=== TASK REQUIREMENTS ===
List, from the lines below, each one with "matplotlib" in it.

=== DATA SUPPLIED ===

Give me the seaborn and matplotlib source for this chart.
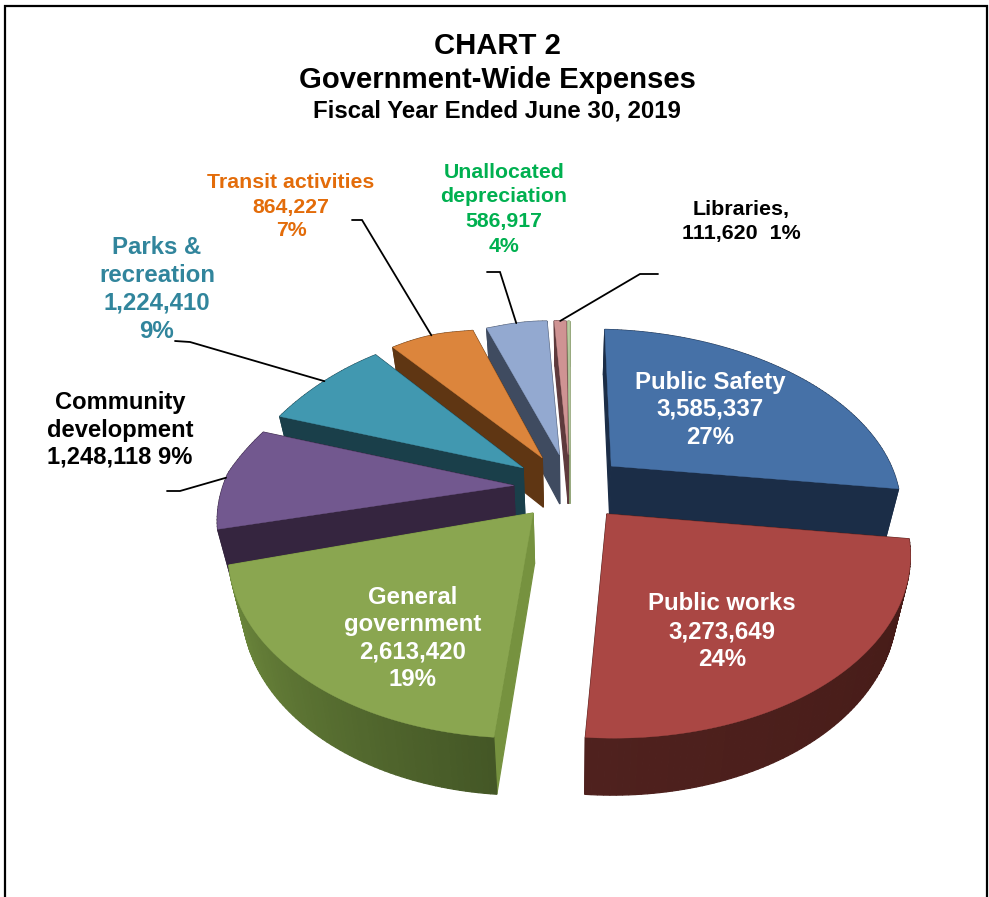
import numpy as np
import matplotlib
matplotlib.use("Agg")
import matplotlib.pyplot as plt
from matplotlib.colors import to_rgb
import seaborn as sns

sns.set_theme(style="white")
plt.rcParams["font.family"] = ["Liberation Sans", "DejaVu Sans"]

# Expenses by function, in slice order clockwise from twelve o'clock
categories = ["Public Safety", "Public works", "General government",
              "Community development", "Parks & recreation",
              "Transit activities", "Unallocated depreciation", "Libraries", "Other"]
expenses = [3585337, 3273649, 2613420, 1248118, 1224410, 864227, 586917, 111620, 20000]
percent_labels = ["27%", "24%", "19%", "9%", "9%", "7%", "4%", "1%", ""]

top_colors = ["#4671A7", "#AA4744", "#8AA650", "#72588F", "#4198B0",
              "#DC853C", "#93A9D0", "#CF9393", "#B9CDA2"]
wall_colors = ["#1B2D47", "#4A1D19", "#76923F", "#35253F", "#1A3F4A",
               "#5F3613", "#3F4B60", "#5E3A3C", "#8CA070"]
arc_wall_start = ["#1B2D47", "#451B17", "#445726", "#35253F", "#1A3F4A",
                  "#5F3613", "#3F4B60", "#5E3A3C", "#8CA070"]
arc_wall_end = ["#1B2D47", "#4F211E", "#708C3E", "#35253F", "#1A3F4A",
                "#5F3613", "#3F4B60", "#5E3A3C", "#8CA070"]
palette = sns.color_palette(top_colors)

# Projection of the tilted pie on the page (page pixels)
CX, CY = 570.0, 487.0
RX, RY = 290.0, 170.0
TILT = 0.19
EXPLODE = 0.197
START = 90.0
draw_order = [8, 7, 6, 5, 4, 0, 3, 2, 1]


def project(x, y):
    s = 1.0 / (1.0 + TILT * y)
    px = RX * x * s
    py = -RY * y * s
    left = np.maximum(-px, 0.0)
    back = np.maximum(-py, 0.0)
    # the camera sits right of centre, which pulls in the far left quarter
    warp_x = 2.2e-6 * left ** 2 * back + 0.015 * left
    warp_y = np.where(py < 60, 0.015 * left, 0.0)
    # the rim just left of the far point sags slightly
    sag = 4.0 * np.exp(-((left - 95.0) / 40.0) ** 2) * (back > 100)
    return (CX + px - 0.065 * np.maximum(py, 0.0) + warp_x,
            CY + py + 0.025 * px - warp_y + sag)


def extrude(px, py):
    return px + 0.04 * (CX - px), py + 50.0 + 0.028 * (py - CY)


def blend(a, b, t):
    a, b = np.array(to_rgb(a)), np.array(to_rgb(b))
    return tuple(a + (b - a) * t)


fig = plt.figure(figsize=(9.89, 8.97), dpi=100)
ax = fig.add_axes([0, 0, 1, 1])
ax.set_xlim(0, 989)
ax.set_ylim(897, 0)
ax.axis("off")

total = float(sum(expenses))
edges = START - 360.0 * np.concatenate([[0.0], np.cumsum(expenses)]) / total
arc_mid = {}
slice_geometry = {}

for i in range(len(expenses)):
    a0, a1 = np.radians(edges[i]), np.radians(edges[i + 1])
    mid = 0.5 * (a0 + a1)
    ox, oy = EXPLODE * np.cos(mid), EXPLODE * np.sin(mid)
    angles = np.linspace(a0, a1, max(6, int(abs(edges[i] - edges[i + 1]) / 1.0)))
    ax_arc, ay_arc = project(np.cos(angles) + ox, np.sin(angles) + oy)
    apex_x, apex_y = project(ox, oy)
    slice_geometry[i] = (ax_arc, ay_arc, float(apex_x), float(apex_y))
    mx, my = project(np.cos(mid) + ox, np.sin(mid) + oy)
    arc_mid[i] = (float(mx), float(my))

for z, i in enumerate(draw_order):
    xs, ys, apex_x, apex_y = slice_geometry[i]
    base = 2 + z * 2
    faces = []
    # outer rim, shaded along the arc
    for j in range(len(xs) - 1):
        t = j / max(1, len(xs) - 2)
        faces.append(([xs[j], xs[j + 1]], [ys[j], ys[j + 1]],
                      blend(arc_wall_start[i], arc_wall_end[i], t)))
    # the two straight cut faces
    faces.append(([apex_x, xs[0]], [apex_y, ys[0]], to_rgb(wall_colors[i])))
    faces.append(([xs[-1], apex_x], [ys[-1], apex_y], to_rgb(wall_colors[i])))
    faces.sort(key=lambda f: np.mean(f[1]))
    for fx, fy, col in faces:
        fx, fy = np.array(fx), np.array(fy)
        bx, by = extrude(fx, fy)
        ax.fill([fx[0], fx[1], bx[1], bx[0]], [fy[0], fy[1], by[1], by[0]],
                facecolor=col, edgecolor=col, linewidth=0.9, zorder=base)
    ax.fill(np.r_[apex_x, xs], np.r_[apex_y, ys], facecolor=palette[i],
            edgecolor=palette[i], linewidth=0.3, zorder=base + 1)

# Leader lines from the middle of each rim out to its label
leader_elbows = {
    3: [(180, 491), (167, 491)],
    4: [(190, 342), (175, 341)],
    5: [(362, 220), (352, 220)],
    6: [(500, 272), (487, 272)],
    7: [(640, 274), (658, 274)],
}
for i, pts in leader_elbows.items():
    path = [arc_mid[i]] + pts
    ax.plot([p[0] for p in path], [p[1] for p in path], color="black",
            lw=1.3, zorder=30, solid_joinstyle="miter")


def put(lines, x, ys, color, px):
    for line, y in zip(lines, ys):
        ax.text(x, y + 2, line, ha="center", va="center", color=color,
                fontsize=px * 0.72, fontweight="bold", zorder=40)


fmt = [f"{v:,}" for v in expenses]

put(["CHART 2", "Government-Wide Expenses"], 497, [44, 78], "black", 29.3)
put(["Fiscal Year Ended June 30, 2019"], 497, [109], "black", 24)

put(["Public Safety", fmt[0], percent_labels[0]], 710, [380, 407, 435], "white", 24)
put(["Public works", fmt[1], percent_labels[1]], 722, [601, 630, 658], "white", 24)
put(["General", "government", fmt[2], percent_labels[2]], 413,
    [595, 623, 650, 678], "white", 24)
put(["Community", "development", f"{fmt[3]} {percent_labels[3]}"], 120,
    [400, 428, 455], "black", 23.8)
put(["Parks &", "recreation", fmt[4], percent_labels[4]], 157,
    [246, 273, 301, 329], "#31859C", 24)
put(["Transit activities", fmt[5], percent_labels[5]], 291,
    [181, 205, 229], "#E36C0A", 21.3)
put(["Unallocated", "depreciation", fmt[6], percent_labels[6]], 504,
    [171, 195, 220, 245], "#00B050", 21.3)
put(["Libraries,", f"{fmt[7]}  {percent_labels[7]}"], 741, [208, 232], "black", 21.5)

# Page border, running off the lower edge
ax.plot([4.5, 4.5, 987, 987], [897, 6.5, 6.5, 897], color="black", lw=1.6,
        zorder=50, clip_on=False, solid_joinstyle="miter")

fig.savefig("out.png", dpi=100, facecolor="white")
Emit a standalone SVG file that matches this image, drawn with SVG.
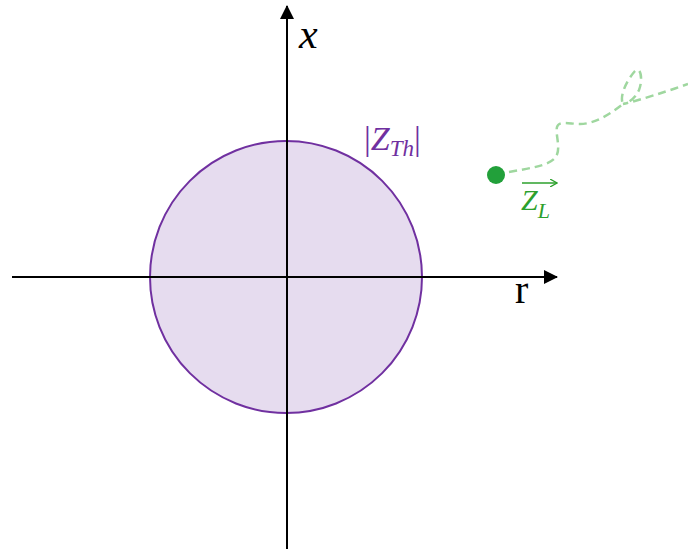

=== REPLY ===
Give me the seaborn and matplotlib source for this chart.
import matplotlib
matplotlib.use("Agg")
import matplotlib.pyplot as plt
from matplotlib.colors import to_rgb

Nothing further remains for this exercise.